What this task involves: Where a line below holds the string "React", copy that line.
+++
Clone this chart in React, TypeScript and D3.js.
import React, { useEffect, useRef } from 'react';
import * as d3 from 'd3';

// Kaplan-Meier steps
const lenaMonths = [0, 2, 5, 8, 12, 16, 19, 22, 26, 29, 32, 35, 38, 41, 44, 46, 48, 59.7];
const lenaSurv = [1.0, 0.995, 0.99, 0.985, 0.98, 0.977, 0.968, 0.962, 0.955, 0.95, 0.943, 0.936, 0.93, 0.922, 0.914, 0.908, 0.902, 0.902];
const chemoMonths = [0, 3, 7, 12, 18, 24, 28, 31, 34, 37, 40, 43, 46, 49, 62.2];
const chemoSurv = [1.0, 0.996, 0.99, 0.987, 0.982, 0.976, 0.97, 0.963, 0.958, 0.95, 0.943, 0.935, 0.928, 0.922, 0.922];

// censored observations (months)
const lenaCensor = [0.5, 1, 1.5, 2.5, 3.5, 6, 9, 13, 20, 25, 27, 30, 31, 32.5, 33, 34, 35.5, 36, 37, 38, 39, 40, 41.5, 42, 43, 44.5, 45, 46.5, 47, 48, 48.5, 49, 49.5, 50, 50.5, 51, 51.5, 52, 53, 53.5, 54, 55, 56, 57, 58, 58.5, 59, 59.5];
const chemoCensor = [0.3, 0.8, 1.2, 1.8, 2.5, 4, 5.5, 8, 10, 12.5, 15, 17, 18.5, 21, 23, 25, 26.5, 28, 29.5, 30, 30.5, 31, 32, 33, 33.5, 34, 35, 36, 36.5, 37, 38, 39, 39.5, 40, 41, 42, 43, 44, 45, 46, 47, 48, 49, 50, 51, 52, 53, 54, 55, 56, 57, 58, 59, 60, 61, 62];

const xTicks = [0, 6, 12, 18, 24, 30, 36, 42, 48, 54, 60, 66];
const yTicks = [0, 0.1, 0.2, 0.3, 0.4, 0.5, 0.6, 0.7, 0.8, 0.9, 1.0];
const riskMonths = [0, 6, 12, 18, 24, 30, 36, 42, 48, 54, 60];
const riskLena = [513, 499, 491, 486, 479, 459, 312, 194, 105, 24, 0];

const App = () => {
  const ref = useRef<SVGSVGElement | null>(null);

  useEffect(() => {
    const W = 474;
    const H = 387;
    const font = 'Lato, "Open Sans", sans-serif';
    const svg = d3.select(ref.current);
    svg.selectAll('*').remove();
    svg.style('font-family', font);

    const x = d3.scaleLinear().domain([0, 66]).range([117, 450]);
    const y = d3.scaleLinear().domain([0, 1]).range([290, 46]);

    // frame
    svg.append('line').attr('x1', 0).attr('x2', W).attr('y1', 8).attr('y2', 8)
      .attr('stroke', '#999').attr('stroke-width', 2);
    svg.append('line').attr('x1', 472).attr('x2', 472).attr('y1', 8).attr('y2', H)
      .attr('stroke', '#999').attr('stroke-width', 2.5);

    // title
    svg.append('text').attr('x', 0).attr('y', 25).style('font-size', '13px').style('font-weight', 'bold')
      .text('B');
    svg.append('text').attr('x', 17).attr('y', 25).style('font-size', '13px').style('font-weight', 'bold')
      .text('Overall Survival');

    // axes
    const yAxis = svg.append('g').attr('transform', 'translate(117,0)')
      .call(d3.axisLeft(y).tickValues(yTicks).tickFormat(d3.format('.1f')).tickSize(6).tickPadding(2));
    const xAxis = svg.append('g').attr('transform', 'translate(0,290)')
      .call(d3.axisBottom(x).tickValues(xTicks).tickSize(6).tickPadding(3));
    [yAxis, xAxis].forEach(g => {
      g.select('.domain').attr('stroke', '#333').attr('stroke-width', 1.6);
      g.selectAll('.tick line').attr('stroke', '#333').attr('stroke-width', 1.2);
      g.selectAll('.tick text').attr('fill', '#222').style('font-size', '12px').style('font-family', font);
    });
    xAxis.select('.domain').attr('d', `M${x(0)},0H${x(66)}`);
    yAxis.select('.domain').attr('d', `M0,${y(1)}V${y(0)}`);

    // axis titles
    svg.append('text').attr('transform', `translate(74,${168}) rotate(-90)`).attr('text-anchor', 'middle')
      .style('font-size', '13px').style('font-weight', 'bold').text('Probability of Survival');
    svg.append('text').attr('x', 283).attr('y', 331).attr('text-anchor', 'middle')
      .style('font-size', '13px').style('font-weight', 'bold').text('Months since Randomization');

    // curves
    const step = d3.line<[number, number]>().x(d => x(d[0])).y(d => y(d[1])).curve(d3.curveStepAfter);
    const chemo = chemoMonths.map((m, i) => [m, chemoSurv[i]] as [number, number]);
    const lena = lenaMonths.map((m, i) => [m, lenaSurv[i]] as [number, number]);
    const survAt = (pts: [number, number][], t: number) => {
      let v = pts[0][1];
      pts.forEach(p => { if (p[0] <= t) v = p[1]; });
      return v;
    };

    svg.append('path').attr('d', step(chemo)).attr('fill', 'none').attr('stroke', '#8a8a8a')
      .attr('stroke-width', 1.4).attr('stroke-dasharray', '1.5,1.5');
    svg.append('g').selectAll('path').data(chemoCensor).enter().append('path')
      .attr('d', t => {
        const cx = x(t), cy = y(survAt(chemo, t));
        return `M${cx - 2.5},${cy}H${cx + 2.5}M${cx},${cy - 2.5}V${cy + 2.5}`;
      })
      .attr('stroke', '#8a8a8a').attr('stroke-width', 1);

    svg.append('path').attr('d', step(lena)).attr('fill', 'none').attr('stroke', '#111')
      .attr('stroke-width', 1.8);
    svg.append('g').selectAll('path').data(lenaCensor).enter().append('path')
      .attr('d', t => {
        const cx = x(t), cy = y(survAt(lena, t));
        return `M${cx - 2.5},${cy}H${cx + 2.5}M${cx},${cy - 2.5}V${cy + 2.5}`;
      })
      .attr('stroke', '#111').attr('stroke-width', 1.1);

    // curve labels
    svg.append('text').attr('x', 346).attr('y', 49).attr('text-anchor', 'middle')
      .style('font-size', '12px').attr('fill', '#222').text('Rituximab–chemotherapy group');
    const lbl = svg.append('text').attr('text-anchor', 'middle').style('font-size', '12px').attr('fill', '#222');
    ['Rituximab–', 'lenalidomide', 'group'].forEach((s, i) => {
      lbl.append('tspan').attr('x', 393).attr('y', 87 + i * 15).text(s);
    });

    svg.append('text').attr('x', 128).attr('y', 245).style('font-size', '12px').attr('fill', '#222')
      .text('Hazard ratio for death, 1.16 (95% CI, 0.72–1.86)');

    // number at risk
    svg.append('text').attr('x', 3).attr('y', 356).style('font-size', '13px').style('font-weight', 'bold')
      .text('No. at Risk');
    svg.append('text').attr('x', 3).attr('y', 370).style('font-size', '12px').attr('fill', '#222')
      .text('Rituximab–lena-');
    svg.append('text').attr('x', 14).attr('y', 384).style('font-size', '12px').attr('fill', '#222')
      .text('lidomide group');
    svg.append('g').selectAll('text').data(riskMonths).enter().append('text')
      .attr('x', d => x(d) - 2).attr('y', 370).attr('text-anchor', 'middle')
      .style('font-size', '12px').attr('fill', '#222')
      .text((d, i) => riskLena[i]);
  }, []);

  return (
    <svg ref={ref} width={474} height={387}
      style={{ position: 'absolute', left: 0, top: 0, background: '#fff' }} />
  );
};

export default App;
+++
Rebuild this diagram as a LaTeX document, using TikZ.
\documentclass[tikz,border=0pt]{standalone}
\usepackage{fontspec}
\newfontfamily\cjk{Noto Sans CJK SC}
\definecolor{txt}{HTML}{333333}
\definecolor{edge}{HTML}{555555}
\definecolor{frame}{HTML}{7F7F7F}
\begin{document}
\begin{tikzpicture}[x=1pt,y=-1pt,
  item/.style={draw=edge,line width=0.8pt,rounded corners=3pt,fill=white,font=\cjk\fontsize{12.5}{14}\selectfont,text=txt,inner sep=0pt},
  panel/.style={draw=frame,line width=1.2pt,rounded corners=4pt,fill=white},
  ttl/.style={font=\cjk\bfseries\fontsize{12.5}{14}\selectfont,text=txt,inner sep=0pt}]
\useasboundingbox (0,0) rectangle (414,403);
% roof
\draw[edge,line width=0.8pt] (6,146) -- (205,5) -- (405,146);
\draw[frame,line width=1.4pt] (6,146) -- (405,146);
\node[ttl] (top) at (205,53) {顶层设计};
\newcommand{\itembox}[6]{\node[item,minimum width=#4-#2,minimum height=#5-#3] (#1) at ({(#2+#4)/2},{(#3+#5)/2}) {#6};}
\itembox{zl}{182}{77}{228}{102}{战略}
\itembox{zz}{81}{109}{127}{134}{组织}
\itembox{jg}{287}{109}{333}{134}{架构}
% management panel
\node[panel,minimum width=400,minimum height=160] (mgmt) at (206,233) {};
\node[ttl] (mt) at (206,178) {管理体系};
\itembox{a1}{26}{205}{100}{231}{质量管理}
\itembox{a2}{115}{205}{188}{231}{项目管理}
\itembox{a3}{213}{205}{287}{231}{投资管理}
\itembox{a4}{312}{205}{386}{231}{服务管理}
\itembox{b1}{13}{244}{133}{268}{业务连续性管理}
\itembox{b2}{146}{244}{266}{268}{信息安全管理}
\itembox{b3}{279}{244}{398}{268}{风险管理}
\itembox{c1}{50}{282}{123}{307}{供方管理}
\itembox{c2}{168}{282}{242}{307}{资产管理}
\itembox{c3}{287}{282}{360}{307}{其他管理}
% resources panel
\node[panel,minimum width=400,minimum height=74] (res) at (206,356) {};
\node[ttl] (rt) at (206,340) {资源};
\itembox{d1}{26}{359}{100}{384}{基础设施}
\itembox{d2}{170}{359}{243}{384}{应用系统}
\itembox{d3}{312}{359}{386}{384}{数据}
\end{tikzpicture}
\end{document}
+++
Exercise result:
Clone this chart in React, TypeScript and D3.js.
import React, { useEffect, useRef } from 'react';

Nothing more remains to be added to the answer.